At the time, the embassy exercised jurisdiction over the Baltic states, which was subsequently transferred to the Philippine Embassy in Warsaw, and Sweden was placed under the jurisdiction of the Philippine Embassy in Oslo, which conducted monthly consular outreach visits. While there was no resident embassy in Sweden, relations were conducted through a reopened honorary consulate, led by Erik Belfrage, who led efforts to reopen the embassy.

By 2019, the Philippine government had begun considering reopening a resident mission in Sweden owing to deepening relations between the two countries, and Foreign Affairs Secretary Teodoro Locsin Jr. announced that the Philippine Embassy in Stockholm would reopen, part of an expansion of the country's diplomatic presence under Aquino's successor, Rodrigo Duterte. Later that year, a landing team arrived to set up the new embassy, and on May 15, 2020, the embassy was reopened to the public, four years after Sweden reopened its embassy in Manila. The embassy's reopening, however, was overshadowed by Belfrage's death the month before due to COVID-19 amidst a pandemic of the disease.

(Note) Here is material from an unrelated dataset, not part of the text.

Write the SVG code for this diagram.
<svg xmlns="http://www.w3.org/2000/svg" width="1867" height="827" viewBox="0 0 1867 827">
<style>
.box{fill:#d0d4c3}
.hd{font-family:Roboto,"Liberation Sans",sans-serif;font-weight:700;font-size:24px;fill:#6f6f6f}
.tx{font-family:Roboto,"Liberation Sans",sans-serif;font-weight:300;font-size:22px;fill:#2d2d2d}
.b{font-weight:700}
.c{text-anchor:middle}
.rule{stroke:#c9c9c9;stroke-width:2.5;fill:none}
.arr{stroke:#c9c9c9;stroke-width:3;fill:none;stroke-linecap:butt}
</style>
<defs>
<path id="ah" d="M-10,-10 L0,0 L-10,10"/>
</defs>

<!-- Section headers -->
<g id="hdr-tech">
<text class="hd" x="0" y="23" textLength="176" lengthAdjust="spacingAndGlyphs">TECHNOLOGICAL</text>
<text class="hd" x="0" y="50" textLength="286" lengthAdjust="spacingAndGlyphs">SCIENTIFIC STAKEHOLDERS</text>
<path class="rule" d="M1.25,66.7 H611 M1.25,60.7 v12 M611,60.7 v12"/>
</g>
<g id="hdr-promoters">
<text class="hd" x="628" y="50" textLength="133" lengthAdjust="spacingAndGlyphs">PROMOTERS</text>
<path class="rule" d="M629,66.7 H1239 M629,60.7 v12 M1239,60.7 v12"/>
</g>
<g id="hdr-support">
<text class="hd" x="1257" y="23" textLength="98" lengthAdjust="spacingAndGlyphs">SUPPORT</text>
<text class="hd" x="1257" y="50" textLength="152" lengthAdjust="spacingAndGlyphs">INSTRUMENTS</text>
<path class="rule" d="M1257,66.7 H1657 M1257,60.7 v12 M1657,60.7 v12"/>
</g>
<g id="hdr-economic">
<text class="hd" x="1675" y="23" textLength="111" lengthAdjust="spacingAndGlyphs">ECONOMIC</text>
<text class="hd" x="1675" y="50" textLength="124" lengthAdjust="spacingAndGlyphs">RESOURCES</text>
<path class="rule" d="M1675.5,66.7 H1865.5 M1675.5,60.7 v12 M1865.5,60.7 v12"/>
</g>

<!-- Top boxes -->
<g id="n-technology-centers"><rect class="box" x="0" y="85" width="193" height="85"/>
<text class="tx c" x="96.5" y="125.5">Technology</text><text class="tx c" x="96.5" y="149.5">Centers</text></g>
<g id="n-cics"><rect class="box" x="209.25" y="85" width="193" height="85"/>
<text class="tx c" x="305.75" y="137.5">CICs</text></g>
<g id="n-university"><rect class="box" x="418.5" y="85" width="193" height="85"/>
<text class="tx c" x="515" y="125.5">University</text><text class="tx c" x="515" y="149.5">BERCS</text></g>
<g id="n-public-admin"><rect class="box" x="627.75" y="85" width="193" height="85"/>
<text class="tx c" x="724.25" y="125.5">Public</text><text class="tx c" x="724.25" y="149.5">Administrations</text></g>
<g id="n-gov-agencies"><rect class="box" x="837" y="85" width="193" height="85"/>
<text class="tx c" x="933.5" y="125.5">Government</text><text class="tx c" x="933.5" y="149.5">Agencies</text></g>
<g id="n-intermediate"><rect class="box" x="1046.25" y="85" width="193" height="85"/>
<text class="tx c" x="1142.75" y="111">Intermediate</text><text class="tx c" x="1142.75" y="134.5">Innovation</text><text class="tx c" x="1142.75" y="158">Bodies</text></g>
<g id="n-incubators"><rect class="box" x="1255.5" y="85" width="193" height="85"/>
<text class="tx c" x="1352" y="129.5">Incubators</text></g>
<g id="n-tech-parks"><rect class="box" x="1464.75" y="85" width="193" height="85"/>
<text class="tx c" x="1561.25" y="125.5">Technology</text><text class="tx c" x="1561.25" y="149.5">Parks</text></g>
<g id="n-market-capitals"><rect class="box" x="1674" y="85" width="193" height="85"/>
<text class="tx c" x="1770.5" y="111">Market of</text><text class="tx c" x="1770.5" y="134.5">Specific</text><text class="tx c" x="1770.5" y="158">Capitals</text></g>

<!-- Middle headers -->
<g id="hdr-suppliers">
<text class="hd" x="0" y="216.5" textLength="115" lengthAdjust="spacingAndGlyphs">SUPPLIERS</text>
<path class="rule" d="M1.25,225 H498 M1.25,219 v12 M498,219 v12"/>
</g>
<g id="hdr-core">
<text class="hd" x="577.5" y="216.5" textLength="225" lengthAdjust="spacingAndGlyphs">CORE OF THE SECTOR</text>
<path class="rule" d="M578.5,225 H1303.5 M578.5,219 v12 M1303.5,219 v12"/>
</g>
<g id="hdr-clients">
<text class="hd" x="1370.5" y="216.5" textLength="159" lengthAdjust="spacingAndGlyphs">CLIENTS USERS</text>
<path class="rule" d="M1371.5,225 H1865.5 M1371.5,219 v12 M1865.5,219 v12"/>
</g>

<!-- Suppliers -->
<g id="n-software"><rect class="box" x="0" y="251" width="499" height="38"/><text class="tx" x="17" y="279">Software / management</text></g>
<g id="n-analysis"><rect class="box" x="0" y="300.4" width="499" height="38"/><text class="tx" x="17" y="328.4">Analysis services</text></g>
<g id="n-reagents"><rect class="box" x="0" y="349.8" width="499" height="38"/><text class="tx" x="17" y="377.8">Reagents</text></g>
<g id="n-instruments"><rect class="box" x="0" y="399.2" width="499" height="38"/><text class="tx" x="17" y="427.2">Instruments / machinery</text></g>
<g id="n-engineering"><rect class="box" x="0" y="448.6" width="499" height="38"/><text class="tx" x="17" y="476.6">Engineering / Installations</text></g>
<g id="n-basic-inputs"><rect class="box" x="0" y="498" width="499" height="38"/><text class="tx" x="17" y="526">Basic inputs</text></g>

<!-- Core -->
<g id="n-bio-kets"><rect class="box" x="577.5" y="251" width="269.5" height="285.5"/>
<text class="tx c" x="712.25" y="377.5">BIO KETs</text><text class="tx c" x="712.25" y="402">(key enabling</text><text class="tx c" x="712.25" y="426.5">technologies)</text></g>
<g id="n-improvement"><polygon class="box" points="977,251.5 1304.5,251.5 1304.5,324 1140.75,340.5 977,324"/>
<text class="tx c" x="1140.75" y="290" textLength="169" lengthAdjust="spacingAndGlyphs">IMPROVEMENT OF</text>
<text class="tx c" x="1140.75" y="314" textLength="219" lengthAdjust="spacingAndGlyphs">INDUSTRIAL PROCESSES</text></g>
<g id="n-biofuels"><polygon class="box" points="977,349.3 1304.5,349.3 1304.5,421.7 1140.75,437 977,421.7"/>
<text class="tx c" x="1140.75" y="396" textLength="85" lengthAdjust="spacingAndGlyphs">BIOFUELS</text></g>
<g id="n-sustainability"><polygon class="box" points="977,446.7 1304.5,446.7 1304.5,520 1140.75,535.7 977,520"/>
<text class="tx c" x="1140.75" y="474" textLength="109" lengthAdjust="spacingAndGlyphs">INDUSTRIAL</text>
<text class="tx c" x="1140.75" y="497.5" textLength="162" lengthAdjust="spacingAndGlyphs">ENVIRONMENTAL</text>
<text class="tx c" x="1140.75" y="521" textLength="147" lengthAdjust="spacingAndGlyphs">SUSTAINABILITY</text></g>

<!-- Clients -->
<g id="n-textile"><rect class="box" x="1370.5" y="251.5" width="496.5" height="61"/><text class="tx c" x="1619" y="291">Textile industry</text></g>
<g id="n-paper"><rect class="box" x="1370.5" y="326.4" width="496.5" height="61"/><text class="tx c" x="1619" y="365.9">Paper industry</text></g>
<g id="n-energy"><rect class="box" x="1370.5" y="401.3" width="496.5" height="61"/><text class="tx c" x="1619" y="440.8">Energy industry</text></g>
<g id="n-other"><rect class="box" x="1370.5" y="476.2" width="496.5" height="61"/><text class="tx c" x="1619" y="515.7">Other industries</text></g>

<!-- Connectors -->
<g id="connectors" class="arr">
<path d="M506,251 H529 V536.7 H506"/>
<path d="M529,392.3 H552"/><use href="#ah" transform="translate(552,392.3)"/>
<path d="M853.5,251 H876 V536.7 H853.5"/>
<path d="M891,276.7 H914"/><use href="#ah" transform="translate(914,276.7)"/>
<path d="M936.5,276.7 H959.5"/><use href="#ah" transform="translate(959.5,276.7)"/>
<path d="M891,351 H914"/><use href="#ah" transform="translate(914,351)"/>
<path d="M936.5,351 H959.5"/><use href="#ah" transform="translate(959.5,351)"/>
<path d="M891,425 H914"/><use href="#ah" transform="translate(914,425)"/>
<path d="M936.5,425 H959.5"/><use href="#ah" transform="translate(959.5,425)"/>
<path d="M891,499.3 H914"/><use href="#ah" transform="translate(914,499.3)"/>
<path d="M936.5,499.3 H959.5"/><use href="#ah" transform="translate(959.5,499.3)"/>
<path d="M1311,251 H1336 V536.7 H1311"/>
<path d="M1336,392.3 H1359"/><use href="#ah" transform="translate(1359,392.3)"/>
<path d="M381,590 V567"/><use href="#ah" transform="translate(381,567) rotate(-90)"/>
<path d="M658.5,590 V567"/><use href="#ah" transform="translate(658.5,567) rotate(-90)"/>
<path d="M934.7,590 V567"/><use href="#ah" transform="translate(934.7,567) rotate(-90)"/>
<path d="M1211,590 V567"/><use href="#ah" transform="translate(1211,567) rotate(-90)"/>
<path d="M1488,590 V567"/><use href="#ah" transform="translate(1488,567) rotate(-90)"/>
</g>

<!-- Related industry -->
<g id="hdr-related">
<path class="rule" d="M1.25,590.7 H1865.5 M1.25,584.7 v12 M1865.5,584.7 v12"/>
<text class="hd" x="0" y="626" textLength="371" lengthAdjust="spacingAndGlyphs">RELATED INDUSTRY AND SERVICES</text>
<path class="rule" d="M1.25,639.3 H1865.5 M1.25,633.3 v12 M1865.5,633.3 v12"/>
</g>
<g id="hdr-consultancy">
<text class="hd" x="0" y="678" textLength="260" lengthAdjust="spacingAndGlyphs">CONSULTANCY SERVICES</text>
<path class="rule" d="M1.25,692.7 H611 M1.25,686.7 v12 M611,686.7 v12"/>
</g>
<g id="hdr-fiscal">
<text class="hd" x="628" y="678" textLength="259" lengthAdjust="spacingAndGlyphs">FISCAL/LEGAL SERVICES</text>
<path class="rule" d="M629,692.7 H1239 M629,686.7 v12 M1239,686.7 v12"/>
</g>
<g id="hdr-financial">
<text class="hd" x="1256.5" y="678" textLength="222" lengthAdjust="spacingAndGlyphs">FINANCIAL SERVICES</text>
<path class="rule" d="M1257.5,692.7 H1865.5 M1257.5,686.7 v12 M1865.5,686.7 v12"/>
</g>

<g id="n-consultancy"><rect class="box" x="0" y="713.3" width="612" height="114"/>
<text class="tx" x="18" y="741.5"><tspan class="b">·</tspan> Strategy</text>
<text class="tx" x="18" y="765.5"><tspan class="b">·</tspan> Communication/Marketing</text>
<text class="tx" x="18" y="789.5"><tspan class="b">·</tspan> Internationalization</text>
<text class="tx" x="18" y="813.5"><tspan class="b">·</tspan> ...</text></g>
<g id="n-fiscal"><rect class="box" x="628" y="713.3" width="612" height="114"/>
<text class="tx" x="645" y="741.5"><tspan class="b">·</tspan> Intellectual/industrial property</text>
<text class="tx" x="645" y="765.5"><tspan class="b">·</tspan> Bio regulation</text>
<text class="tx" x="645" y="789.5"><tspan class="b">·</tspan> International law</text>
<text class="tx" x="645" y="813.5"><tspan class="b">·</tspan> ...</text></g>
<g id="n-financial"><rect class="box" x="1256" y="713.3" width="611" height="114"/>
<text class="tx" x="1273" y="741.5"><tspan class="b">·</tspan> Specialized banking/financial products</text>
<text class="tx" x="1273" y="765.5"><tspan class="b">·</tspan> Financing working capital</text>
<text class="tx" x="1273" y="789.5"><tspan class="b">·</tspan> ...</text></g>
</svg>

After initially operating from temporary offices along Olof Palme Street in central Stockholm, the embassy moved to a new, permanent chancery on the island of Lidingö on November 1, 2020. With the reopening of the Philippine Embassy in Helsinki, the Embassy’s lost jurisdiction over Finland. In 2025, the jurisdicition over Latvia was transferred from the Embassy of the Philippines in Warsaw to the Embassy of the Philippines in Sweden, with Ambassador Patrick A. Chuasoto presenting his Letters of Credence to Latvian President Edgars Rinkēvičs on 19 September 2025.

==Staff and activities==
The Philippine Embassy in Stockholm is headed by Ambassador Patrick A. Chuasoto, who was appointed to the position by President Bongbong Marcos on November 16, 2024. Prior to his appointment as ambassador, Chuasoto, a career diplomat, was Assistant Secretary for Policy Planning in the Department of Foreign Affairs and prior to that served as Chargé d'Affaires/Deputy Chief of Mission at the Philippine Embassy in Washington, D.C. His appointment was confirmed by the Commission on Appointments on February 4, 2025, and he presented his credentials to King Carl XVI Gustaf on April 29, 2025.

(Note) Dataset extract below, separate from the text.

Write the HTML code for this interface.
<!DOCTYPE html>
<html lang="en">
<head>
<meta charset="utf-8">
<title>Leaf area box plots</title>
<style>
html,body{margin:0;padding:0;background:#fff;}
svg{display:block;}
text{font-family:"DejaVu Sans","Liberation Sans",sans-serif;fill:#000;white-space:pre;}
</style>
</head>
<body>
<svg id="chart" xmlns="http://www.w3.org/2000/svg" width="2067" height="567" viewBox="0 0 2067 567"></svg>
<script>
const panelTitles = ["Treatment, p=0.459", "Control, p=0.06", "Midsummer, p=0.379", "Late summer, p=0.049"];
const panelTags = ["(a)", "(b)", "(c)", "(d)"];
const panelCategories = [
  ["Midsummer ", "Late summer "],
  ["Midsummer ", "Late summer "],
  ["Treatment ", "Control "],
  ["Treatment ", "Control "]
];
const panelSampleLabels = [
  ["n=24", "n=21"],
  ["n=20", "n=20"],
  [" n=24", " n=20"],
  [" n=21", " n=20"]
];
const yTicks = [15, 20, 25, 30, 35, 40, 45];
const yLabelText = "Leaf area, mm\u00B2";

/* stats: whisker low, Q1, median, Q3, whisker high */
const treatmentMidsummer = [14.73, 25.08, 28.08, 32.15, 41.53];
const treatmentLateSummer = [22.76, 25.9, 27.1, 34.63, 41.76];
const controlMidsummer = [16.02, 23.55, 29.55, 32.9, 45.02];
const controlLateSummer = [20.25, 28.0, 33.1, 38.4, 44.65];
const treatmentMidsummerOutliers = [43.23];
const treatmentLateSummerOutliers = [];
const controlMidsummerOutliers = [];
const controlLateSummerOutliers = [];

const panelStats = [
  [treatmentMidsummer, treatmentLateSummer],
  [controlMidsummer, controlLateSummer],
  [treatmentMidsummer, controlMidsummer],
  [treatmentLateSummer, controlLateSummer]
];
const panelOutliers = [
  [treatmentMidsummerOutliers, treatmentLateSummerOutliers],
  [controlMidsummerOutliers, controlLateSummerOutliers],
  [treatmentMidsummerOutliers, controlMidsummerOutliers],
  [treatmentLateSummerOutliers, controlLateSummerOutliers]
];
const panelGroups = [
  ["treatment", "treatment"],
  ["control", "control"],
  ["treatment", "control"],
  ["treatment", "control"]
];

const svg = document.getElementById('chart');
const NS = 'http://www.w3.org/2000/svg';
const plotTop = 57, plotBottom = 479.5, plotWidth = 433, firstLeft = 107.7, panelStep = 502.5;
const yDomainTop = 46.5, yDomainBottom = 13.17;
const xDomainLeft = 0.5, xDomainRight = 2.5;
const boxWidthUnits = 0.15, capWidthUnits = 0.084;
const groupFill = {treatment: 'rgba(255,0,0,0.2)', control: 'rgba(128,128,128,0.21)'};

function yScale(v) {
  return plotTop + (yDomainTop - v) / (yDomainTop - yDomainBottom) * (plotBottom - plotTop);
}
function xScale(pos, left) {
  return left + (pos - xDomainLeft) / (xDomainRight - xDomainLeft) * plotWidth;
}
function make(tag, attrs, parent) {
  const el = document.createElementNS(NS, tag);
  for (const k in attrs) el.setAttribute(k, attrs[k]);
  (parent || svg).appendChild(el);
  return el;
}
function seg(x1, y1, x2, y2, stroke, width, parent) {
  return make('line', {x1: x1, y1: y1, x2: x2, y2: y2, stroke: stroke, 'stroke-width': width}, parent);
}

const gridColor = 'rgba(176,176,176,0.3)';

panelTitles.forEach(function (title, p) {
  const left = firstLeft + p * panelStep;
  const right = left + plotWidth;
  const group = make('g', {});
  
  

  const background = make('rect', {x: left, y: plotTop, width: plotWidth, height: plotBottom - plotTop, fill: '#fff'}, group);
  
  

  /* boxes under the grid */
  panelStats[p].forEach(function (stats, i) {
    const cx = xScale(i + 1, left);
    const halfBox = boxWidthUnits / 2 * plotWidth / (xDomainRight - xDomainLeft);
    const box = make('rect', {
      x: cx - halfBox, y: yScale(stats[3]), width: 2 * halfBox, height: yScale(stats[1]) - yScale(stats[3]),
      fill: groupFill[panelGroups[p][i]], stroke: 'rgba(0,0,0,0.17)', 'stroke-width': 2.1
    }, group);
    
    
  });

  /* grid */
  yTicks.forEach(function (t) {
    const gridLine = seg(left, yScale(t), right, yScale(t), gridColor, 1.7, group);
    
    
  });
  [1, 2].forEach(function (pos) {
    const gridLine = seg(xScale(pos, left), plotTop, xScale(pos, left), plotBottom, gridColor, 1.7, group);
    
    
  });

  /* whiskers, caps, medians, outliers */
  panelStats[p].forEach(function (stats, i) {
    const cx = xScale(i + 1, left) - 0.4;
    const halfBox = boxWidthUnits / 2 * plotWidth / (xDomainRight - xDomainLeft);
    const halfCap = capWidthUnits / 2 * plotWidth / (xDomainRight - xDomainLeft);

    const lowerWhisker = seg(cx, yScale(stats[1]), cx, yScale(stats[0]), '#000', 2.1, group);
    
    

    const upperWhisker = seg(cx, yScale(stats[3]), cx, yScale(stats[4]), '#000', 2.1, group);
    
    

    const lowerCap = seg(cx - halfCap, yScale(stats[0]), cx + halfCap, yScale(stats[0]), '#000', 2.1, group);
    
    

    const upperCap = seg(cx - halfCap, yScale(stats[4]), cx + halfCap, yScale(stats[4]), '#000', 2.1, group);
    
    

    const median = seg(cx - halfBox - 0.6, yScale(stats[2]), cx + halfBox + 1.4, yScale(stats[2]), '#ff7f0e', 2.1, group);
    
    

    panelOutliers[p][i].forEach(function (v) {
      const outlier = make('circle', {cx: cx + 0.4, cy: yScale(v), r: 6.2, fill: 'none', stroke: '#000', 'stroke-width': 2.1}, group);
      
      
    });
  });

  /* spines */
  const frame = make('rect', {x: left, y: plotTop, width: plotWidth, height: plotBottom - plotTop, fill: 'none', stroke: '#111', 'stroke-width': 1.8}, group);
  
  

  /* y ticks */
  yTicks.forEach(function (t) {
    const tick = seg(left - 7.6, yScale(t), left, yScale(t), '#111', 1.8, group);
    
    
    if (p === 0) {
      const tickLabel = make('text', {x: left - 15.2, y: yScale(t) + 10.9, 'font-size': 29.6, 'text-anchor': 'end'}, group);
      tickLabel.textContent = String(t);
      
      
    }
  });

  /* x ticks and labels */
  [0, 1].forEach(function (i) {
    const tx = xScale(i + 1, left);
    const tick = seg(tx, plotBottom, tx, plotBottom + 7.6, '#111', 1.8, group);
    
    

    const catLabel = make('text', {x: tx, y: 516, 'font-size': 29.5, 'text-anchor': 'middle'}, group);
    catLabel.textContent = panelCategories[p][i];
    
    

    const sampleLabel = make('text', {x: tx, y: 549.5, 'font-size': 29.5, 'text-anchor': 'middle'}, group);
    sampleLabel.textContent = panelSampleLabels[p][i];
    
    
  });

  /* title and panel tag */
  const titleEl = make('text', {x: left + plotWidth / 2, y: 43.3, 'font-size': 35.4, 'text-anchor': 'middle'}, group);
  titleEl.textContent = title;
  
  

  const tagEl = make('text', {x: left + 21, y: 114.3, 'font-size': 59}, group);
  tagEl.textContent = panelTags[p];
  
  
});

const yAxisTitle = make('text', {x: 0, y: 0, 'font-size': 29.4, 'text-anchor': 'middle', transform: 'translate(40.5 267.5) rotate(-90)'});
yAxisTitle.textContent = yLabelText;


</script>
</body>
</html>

The embassy currently serves 30,000 Filipinos in Sweden and 300 Filipinos in Latvia. Passport renewals were initially still handled by the Philippine Embassy in Oslo, ostensibly due to delays in receiving passport issuing equipment due to the COVID-19 pandemic, although it was able to handle all other consular transactions. The embassy officially began accepting passport applications on August 24, 2020.